Most people would be taken aback to find out that a girl has been a perennial all-star selection over the past five years for the Spring Hill Dixie Baseball League. Imagine that same girl has profound hearing loss.
Sydney Sauto, 13, has hurdled obstacle after obstacle in her young life to become one of the best ballplayers in Hernando County. And she's done it all while being completely deaf in her right ear and having severe impairment in her left ear.
"She comprehends only about 80 percent of what's spoken to her," said Lory Sauto, Sydney's mother.
Diagnosed with enlarged vestibular aqueduct syndrome, Sydney needs a sign language interpreter in all of her classes at Explorer K-8 in Spring Hill. But she can read lips so well that many don't even realize her hearing is an issue.
Always athletic, Sydney played soccer until her parents found the sport too dangerous when combined with her syndrome. She still plays basketball, but her true love is on the diamond.
"There's just something special about being the only girl out there sometimes," Sydney said. "I enjoy getting to know the coaches and the other kids."
At 7 years old, she was a regular in the after-school program at the YMCA in Spring Hill. With both parents working full time, she kept busy throughout the afternoons. One day, the facility received a donation of gloves and balls from the Tampa Bay Rays, and a curious Sydney brought the gifts home to ask her father, Mike Sauto, about them.
Once he explained the game, Sydney and Mike began an almost daily ritual of playing catch after school. When the Spring Hill Dixie was having signups, she jumped at the chance.
In her first full season she was named to the league's all-star team. The Dixie all-stars compete in district, state and sometimes even World Series championship tournaments during the summer. Only the best players from the league are eligible, and Sydney has been a regular since 2008.
There is no position she can't play. She loves to pitch and was one of three hurlers, along with Hunter Berger and Jaylon Fuzz, for the Spring Hill Dixie Junior boys team that reached the state finals last month. She started at first base in her first season, but was moved around the infield. She starts in centerfield for her travel ballclub, the Spring Hill Titans, and has become a very good catcher.
She can be found behind the plate for her Explorer softball team. While she prefers baseball over softball, baseball isn't offered at the middle school level. But once she gets back to playing small ball, Sydney loves being out on the mound and at shortstop.
She wondered whether she would be able to continue with baseball as she got older. Then she saw a story about Durant High School pitcher Chelsea Baker. Baker, a rising senior, throws a knuckleball taught to her by former major leaguers Joe Niekro and Tim Wakefield. She parlayed that knowledge into a 3-0 record and 0.74 earned run average with the Cougars last season.

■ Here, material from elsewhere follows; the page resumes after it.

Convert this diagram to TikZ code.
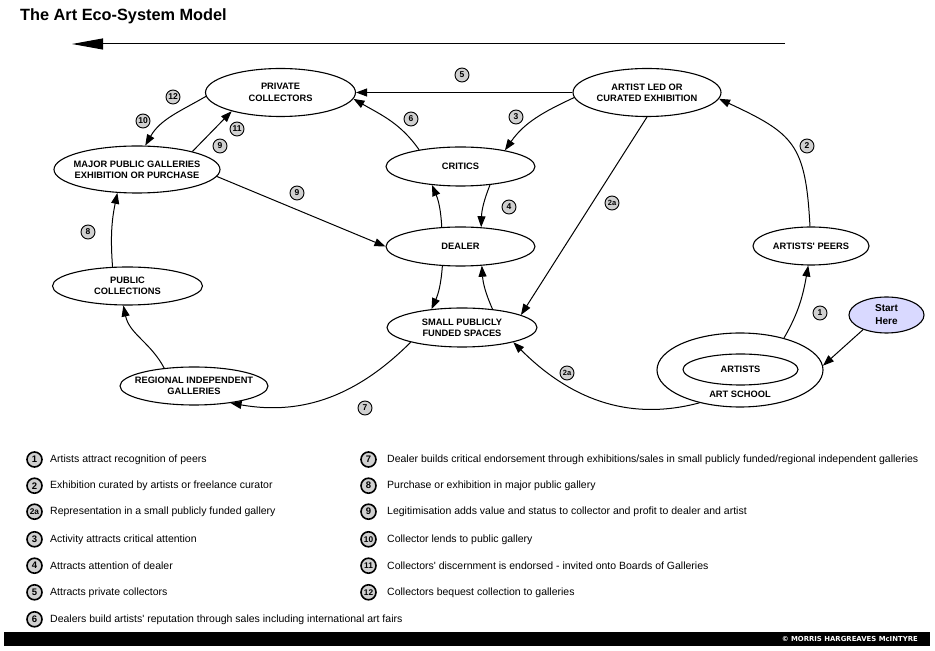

"I was kind of surprised because I hadn't seen a girl pitch at that level," Sydney said. "It was cool to see another girl making it that far, and it kind of told me that I can do it, too."
But what really caught Sydney's attention was Baker's invitation to throw batting practice with the Rays at Tropicana Field in June. Baker even got Rays catcher Jose Molina to swing and miss at her knuckleball a couple times.
"Chelsea helped motivate (Sydney) because she wasn't sure if she was allowed to play baseball in high school," her mother said. "I explained that there are laws that allow her to try out for whatever sport she wants to, but when she saw (Baker), she knew for sure she was going to go out for the team."
Sydney's parents still aren't sure which high school she will attend. Because of her hearing loss, she needs accommodations that are only available at Springstead High. But her older sister, Sarah, is a senior at Weeki Wachee, the school Sydney would like to attend.
Regardless of where she ends up, there is little question about whether she will be successful. Everyone who knows Sydney has been inspired by her drive and determination. As she was motivated by Baker, she could provide the same example for girls down the line.
"I've been a fan of Sydney's for some time now," Dixie all-stars coach Bill Collins said. "She's definitely an inspiration to any girl who wants to play with the boys."